Instructions for the task:
Set down the data below from its first line to the line holding "0.840, 0.780, 0.718];", inclusive; omit all pictures.

* Begin *

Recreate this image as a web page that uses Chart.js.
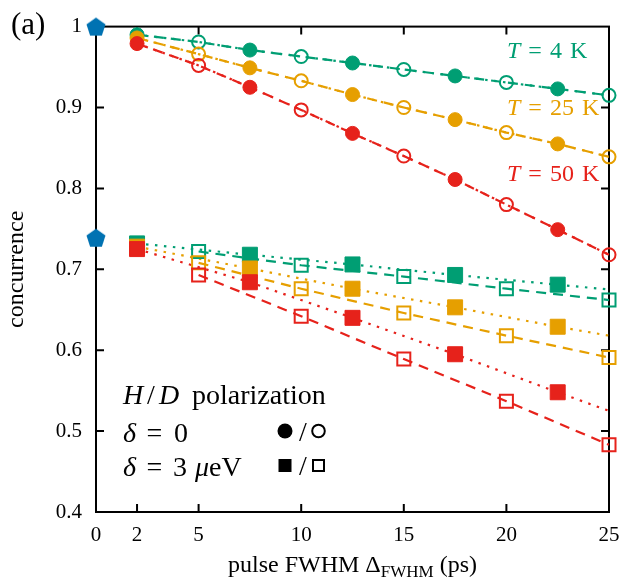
<!DOCTYPE html>
<html>
<head>
<meta charset="utf-8">
<script src="https://cdn.jsdelivr.net/npm/chart.js@4.4.1/dist/chart.umd.min.js"></script>
<style>
  html, body { margin: 0; padding: 0; background: #fff; }
  canvas { display: block; }
</style>
</head>
<body>
<canvas id="chart" width="631" height="580"></canvas>
<script>
// ---------- Data ----------
const xTicks = [0, 2, 5, 10, 15, 20, 25];
const yTicks = [0.4, 0.5, 0.6, 0.7, 0.8, 0.9, 1.0];

// filled marks (H) and open marks (D) sit on alternating pulse widths
const xFilled = [2, 7.5, 12.5, 17.5, 22.5];
const xOpen   = [5, 10, 15, 20, 25];

// delta = 0  -> circles
const circ4KFilled  = [0.990, 0.971, 0.955, 0.939, 0.923];
const circ4KOpen    = [0.981, 0.963, 0.947, 0.931, 0.915];
const circ25KFilled = [0.986, 0.949, 0.916, 0.885, 0.855];
const circ25KOpen   = [0.966, 0.933, 0.900, 0.869, 0.839];
const circ50KFilled = [0.979, 0.925, 0.868, 0.811, 0.749];
const circ50KOpen   = [0.952, 0.897, 0.840, 0.780, 0.718];

// delta = 3 ueV -> squares
const sq4KFilled  = [0.732, 0.718, 0.706, 0.693, 0.681];
const sq4KOpen    = [0.722, 0.705, 0.691, 0.676, 0.662];
const sq25KFilled = [0.728, 0.701, 0.676, 0.653, 0.629];
const sq25KOpen   = [0.708, 0.676, 0.646, 0.618, 0.591];
const sq50KFilled = [0.725, 0.684, 0.640, 0.595, 0.548];
const sq50KOpen   = [0.693, 0.642, 0.589, 0.537, 0.483];
// dotted (filled-square) curves run on to x = 25: 4 K, 25 K, 50 K
const sqDottedEnd = [0.675, 0.618, 0.525];

// reference values at zero pulse width (pentagons)
const xRef = [0, 0];
const yRef = [1.0, 0.739];

const tempLabels = ['4', '25', '50'];
const colors = ['#009e73', '#e69f00', '#e6221b'];
const blue = '#0072b2';
const SERIF = "'Liberation Serif', 'Times New Roman', serif";

// ---------- helpers ----------
const pts = (xs, ys) => xs.map((x, i) => ({ x, y: ys[i] }));
const merged = (a, b) => a.concat(b).sort((p, q) => p.x - q.x);

function pentagon (color) {
  const c = document.createElement('canvas');
  c.width = 22; c.height = 22;
  const g = c.getContext('2d');
  const R = 10, cx = 11, cy = 11 + 0.95;
  g.beginPath();
  for (let k = 0; k < 5; k++) {
    const a = -Math.PI / 2 + k * 2 * Math.PI / 5;
    g.lineTo(cx + R * Math.cos(a), cy + R * Math.sin(a));
  }
  g.closePath();
  g.fillStyle = color;
  g.fill();
  return c;
}

const circles = [
  [circ4KFilled, circ4KOpen], [circ25KFilled, circ25KOpen], [circ50KFilled, circ50KOpen]
];
const squares = [
  [sq4KFilled, sq4KOpen], [sq25KFilled, sq25KOpen], [sq50KFilled, sq50KOpen]
];

const DOT = [2.5, 6.5];
const DASH = [10, 7];

function lineDs (data, color, dash) {
  return { type: 'line', data, borderColor: color, borderWidth: 2.2, borderDash: dash,
           pointRadius: 0, fill: false, tension: 0, order: 20, clip: false };
}
function markDs (data, color, style, filled, r, order) {
  return { type: 'scatter', data, showLine: false, pointStyle: style,
           pointRadius: r, pointHoverRadius: r,
           pointBackgroundColor: filled ? color : 'rgba(0,0,0,0)',
           pointBorderColor: color, pointBorderWidth: filled ? 1 : 2,
           order, clip: false };
}

const datasets = [];
colors.forEach((col, i) => {
  const [cf, co] = circles[i];
  const [sf, so] = squares[i];
  const circLine = merged(pts(xFilled, cf), pts(xOpen, co));
  datasets.push(lineDs(circLine, col, DOT));
  datasets.push(lineDs(circLine, col, DASH));
  datasets.push(lineDs(pts(xFilled.concat([25]), sf.concat([sqDottedEnd[i]])), col, DOT));
  datasets.push(lineDs(pts(xOpen, so), col, DASH));
  const ord = 3 - i;   // red on top, green at the bottom
  datasets.push(markDs(pts(xFilled, cf), col, 'circle', true, 7, ord));
  datasets.push(markDs(pts(xOpen, co), col, 'circle', false, 6.5, ord));
  datasets.push(markDs(pts(xFilled, sf), col, 'rect', true, 10.6, ord));
  datasets.push(markDs(pts(xOpen, so), col, 'rect', false, 9.2, ord));
});
datasets.push({ type: 'scatter', data: pts(xRef, yRef), pointStyle: pentagon(blue),
                pointRadius: 10, order: 0, clip: false });

// ---------- plugins ----------
const frame = {
  id: 'frame',
  beforeDatasetsDraw (chart) {
    const { ctx, chartArea: a, scales: { x, y } } = chart;
    ctx.save();
    ctx.strokeStyle = '#000';
    ctx.lineWidth = 2;
    ctx.strokeRect(a.left, a.top, a.right - a.left, a.bottom - a.top);
    ctx.beginPath();
    xTicks.slice(1, -1).forEach(v => {
      const px = x.getPixelForValue(v);
      ctx.moveTo(px, a.bottom); ctx.lineTo(px, a.bottom - 8);
      ctx.moveTo(px, a.top);    ctx.lineTo(px, a.top + 8);
    });
    yTicks.slice(1, -1).forEach(v => {
      const py = y.getPixelForValue(v);
      ctx.moveTo(a.left, py);  ctx.lineTo(a.left + 8, py);
      ctx.moveTo(a.right, py); ctx.lineTo(a.right - 8, py);
    });
    ctx.stroke();
    ctx.restore();
  }
};

// draw a run of text pieces one after another
function run (ctx, x, y, parts) {
  parts.forEach(p => {
    ctx.font = p.font;
    const w = ctx.measureText(p.t).width;
    if (p.center != null) { ctx.fillText(p.t, p.center - w / 2, y + (p.dy || 0)); x = p.center + w / 2; }
    else { x += p.gap || 0; ctx.fillText(p.t, x, y + (p.dy || 0)); x += w; }
  });
  return x;
}

const annotations = {
  id: 'annotations',
  afterDraw (chart) {
    const { ctx, chartArea: a } = chart;
    ctx.save();
    ctx.textBaseline = 'alphabetic';
    const it = s => `italic ${s}px ${SERIF}`;
    const rm = s => `${s}px ${SERIF}`;

    // temperature labels
    const tBase = [58, 115, 181];
    colors.forEach((col, i) => {
      ctx.fillStyle = col;
      run(ctx, 507, tBase[i], [
        { t: 'T', font: it(24) }, { t: '=', font: rm(24), gap: 8 },
        { t: tempLabels[i], font: rm(24), gap: 8 }, { t: 'K', font: rm(24), gap: 8 }
      ]);
    });

    // panel letter
    ctx.fillStyle = '#000';
    ctx.font = rm(31);
    ctx.fillText('(a)', 11, 34);

    // legend box
    ctx.font = it(28); ctx.fillText('H', 123, 404);
    ctx.font = rm(28); ctx.fillText('/', 147, 404);
    ctx.font = it(28); ctx.fillText('D', 159, 404);
    ctx.font = rm(28); ctx.fillText('polarization', 192, 404);

    run(ctx, 123, 442, [{ t: 'δ', font: it(28) }, { t: '=', font: rm(28), center: 154.5 }, { t: '0', font: rm(28), center: 181 }]);
    run(ctx, 123, 476, [{ t: 'δ', font: it(28) }, { t: '=', font: rm(28), center: 154.5 }, { t: '3', font: rm(28), center: 180 },
                        { t: 'μ', font: it(28), gap: 8 }, { t: 'eV', font: rm(28) }]);

    ctx.beginPath(); ctx.arc(285, 431, 7.5, 0, 2 * Math.PI); ctx.fill();
    ctx.font = rm(28);
    ctx.fillText('/', 303 - ctx.measureText('/').width / 2, 441);
    ctx.fillText('/', 303 - ctx.measureText('/').width / 2, 475);
    ctx.lineWidth = 2; ctx.strokeStyle = '#000';
    ctx.beginPath(); ctx.arc(318.5, 431, 6.3, 0, 2 * Math.PI); ctx.stroke();
    ctx.fillRect(278.5, 459, 13, 13);
    ctx.strokeRect(313, 460, 11, 11);

    // x-axis title with subscript
    const pieces = [
      { t: 'pulse FWHM Δ', font: rm(24), dy: 0 },
      { t: 'FWHM', font: rm(17), dy: 5 },
      { t: ' (ps)', font: rm(24), dy: 0 }
    ];
    let total = 0;
    pieces.forEach(p => { ctx.font = p.font; total += ctx.measureText(p.t).width; });
    run(ctx, (a.left + a.right) / 2 - total / 2, 572, pieces);
    ctx.restore();
  }
};

// ---------- chart ----------
Chart.defaults.font.family = SERIF;
Chart.defaults.color = '#000';

new Chart(document.getElementById('chart'), {
  type: 'scatter',
  data: { datasets },
  options: {
    responsive: false,
    animation: false,
    devicePixelRatio: 1,
    layout: { padding: { top: 18, right: 22, left: 0, bottom: 0 } },
    plugins: { legend: { display: false }, tooltip: { enabled: false } },
    scales: {
      x: {
        type: 'linear', min: 0, max: 25,
        afterBuildTicks: s => { s.ticks = xTicks.map(v => ({ value: v })); },
        afterFit: s => { s.height = 68; },
        grid: { display: false, drawTicks: false }, border: { display: false },
        ticks: { font: { size: 21 }, color: '#000', padding: 11, maxRotation: 0, autoSkip: false }
      },
      y: {
        type: 'linear', min: 0.4, max: 1.0,
        afterBuildTicks: s => { s.ticks = yTicks.map(v => ({ value: v })); },
        afterFit: s => { s.width = 96; },
        grid: { display: false, drawTicks: false }, border: { display: false },
        ticks: { font: { size: 21 }, color: '#000', padding: 14,
                 callback: v => (Math.abs(v - 1) < 1e-9 ? '1' : v.toFixed(1)) },
        title: { display: true, text: 'concurrence', font: { size: 24 }, color: '#000',
                 padding: { top: 2, bottom: 0 } }
      }
    }
  },
  plugins: [frame, annotations]
});
</script>
</body>
</html>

* End *

Solution to this problem:
Recreate this image as a web page that uses Chart.js.
<!DOCTYPE html>
<html>
<head>
<meta charset="utf-8">
<script src="https://cdn.jsdelivr.net/npm/chart.js@4.4.1/dist/chart.umd.min.js"></script>
<style>
  html, body { margin: 0; padding: 0; background: #fff; }
  canvas { display: block; }
</style>
</head>
<body>
<canvas id="chart" width="631" height="580"></canvas>
<script>
// ---------- Data ----------
const xTicks = [0, 2, 5, 10, 15, 20, 25];
const yTicks = [0.4, 0.5, 0.6, 0.7, 0.8, 0.9, 1.0];

// filled marks (H) and open marks (D) sit on alternating pulse widths
const xFilled = [2, 7.5, 12.5, 17.5, 22.5];
const xOpen   = [5, 10, 15, 20, 25];

// delta = 0  -> circles
const circ4KFilled  = [0.990, 0.971, 0.955, 0.939, 0.923];
const circ4KOpen    = [0.981, 0.963, 0.947, 0.931, 0.915];
const circ25KFilled = [0.986, 0.949, 0.916, 0.885, 0.855];
const circ25KOpen   = [0.966, 0.933, 0.900, 0.869, 0.839];
const circ50KFilled = [0.979, 0.925, 0.868, 0.811, 0.749];
const circ50KOpen   = [0.952, 0.897, 0.840, 0.780, 0.718];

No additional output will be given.